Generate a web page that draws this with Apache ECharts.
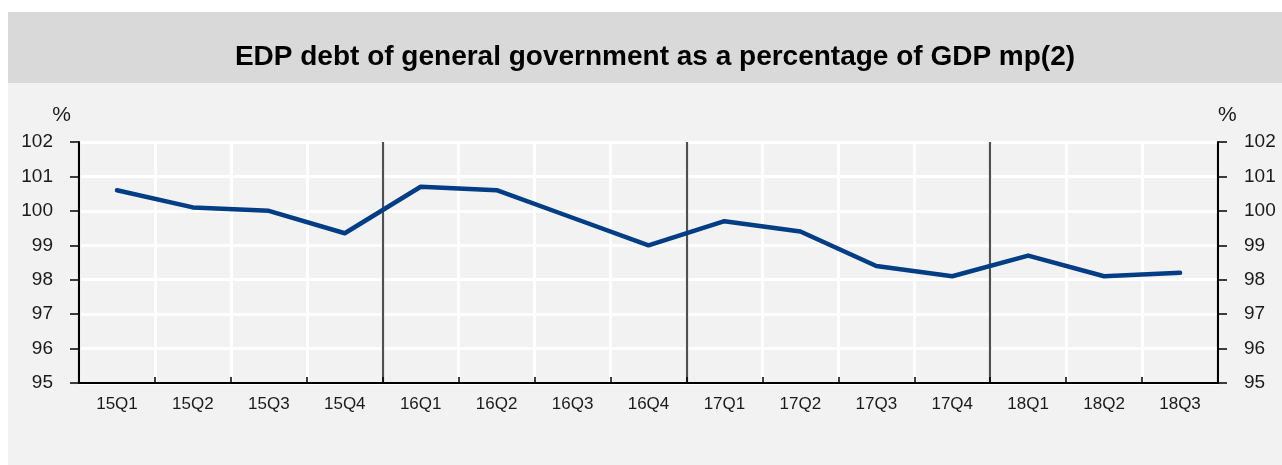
<!DOCTYPE html>
<html>
<head>
<meta charset="utf-8">
<script src="https://cdn.jsdelivr.net/npm/echarts@6/dist/echarts.min.js"></script>
<style>
html,body{margin:0;padding:0;background:#ffffff;}
#chart{width:1282px;height:465px;}
</style>
</head>
<body>
<div id="chart"></div>
<script>
const categories = ['15Q1','15Q2','15Q3','15Q4','16Q1','16Q2','16Q3','16Q4','17Q1','17Q2','17Q3','17Q4','18Q1','18Q2','18Q3'];
const debtValues = [100.6, 100.1, 100.0, 99.35, 100.7, 100.6, 99.8, 99.0, 99.7, 99.4, 98.4, 98.1, 98.7, 98.1, 98.2];
const yearBreaks = [4, 8, 12];
const titleText = 'EDP debt of general government as a percentage of GDP mp(2)';

const FONT = '"Liberation Sans", Arial, Helvetica, sans-serif';
const chart = echarts.init(document.getElementById('chart'), null, {renderer: 'canvas'});

const yAxisCommon = {
  type: 'value', min: 95, max: 102, interval: 1,
  name: '%',
  nameLocation: 'end',
  nameGap: 16,
  axisLine: {show: true, lineStyle: {color: '#000', width: 2}},
  axisTick: {show: true, inside: false, length: 9, lineStyle: {color: '#000', width: 1.5}},
  axisLabel: {show: true, margin: 26, color: '#1a1a1a', fontSize: 19, fontFamily: FONT},
};

chart.setOption({
  backgroundColor: '#ffffff',
  animation: false,
  graphic: [
    {type: 'rect', z: -10, shape: {x: 8, y: 12, width: 1274, height: 71}, style: {fill: '#d9d9d9'}, silent: true},
    {type: 'rect', z: -10, shape: {x: 8, y: 83, width: 1274, height: 382}, style: {fill: '#f2f2f2'}, silent: true}
  ],
  title: {
    text: titleText,
    left: 650, top: 52, textAlign: 'center', textVerticalAlign: 'middle',
    textStyle: {fontFamily: FONT, fontWeight: 'bold', fontSize: 28, color: '#000'}
  },
  grid: {left: 79, right: 64, top: 142, bottom: 82, containLabel: false},
  xAxis: [
    {
      type: 'category', data: categories, boundaryGap: true, position: 'bottom',
      axisLine: {show: true, onZero: false, lineStyle: {color: '#000', width: 2}},
      axisTick: {show: true, inside: true, length: 6, interval: 0, alignWithLabel: false, lineStyle: {color: '#000', width: 1.5}},
      axisLabel: {interval: 0, margin: 13, color: '#1a1a1a', fontSize: 17, fontFamily: FONT},
      splitLine: {show: true, interval: 0, lineStyle: {color: '#ffffff', width: 3}}
    },
    {
      type: 'value', min: 0, max: categories.length, interval: yearBreaks[0], position: 'bottom',
      axisLine: {show: false}, axisTick: {show: false}, axisLabel: {show: false},
      splitLine: {show: true, lineStyle: {color: '#505050', width: 2.2}}
    }
  ],
  yAxis: [
    Object.assign({}, yAxisCommon, {
      position: 'left',
      nameTextStyle: {color: '#1a1a1a', fontSize: 21, fontFamily: FONT, align: 'right', padding: [0, 8, 0, 0]},
      splitLine: {show: true, lineStyle: {color: '#ffffff', width: 3}}
    }),
    Object.assign({}, yAxisCommon, {
      position: 'right',
      nameTextStyle: {color: '#1a1a1a', fontSize: 21, fontFamily: FONT, align: 'left', padding: [0, 0, 0, 0]},
      splitLine: {show: false}
    })
  ],
  series: [{
    type: 'line', data: debtValues, xAxisIndex: 0, yAxisIndex: 0,
    showSymbol: false, symbol: 'none',
    lineStyle: {color: '#003d84', width: 4.5, cap: 'round', join: 'round'},
    z: 5
  }]
});
</script>
</body>
</html>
---------------
- **TASK DESCRIPTION**
Skip every picture and transcribe the data above exactly.

- **EXERCISE OUTPUT**
Generate a web page that draws this with Apache ECharts.
<!DOCTYPE html>
<html>
<head>
<meta charset="utf-8">
<script src="https://cdn.jsdelivr.net/npm/echarts@6/dist/echarts.min.js"></script>
<style>
html,body{margin:0;padding:0;background:#ffffff;}
#chart{width:1282px;height:465px;}
</style>
</head>
<body>
<div id="chart"></div>
<script>
const categories = ['15Q1','15Q2','15Q3','15Q4','16Q1','16Q2','16Q3','16Q4','17Q1','17Q2','17Q3','17Q4','18Q1','18Q2','18Q3'];
const debtValues = [100.6, 100.1, 100.0, 99.35, 100.7, 100.6, 99.8, 99.0, 99.7, 99.4, 98.4, 98.1, 98.7, 98.1, 98.2];
const yearBreaks = [4, 8, 12];
const titleText = 'EDP debt of general government as a percentage of GDP mp(2)';

const FONT = '"Liberation Sans", Arial, Helvetica, sans-serif';
const chart = echarts.init(document.getElementById('chart'), null, {renderer: 'canvas'});

const yAxisCommon = {
  type: 'value', min: 95, max: 102, interval: 1,
  name: '%',
  nameLocation: 'end',
  nameGap: 16,
  axisLine: {show: true, lineStyle: {color: '#000', width: 2}},
  axisTick: {show: true, inside: false, length: 9, lineStyle: {color: '#000', width: 1.5}},
  axisLabel: {show: true, margin: 26, color: '#1a1a1a', fontSize: 19, fontFamily: FONT},
};

chart.setOption({
  backgroundColor: '#ffffff',
  animation: false,
  graphic: [
    {type: 'rect', z: -10, shape: {x: 8, y: 12, width: 1274, height: 71}, style: {fill: '#d9d9d9'}, silent: true},
    {type: 'rect', z: -10, shape: {x: 8, y: 83, width: 1274, height: 382}, style: {fill: '#f2f2f2'}, silent: true}
  ],
  title: {
    text: titleText,
    left: 650, top: 52, textAlign: 'center', textVerticalAlign: 'middle',
    textStyle: {fontFamily: FONT, fontWeight: 'bold', fontSize: 28, color: '#000'}
  },
  grid: {left: 79, right: 64, top: 142, bottom: 82, containLabel: false},
  xAxis: [
    {
      type: 'category', data: categories, boundaryGap: true, position: 'bottom',
      axisLine: {show: true, onZero: false, lineStyle: {color: '#000', width: 2}},
      axisTick: {show: true, inside: true, length: 6, interval: 0, alignWithLabel: false, lineStyle: {color: '#000', width: 1.5}},
      axisLabel: {interval: 0, margin: 13, color: '#1a1a1a', fontSize: 17, fontFamily: FONT},
      splitLine: {show: true, interval: 0, lineStyle: {color: '#ffffff', width: 3}}
    },
    {
      type: 'value', min: 0, max: categories.length, interval: yearBreaks[0], position: 'bottom',
      axisLine: {show: false}, axisTick: {show: false}, axisLabel: {show: false},
      splitLine: {show: true, lineStyle: {color: '#505050', width: 2.2}}
    }
  ],
  yAxis: [
    Object.assign({}, yAxisCommon, {
      position: 'left',
      nameTextStyle: {color: '#1a1a1a', fontSize: 21, fontFamily: FONT, align: 'right', padding: [0, 8, 0, 0]},
      splitLine: {show: true, lineStyle: {color: '#ffffff', width: 3}}
    }),
    Object.assign({}, yAxisCommon, {
      position: 'right',
      nameTextStyle: {color: '#1a1a1a', fontSize: 21, fontFamily: FONT, align: 'left', padding: [0, 0, 0, 0]},
      splitLine: {show: false}
    })
  ],
  series: [{
    type: 'line', data: debtValues, xAxisIndex: 0, yAxisIndex: 0,
    showSymbol: false, symbol: 'none',
    lineStyle: {color: '#003d84', width: 4.5, cap: 'round', join: 'round'},
    z: 5
  }]
});
</script>
</body>
</html>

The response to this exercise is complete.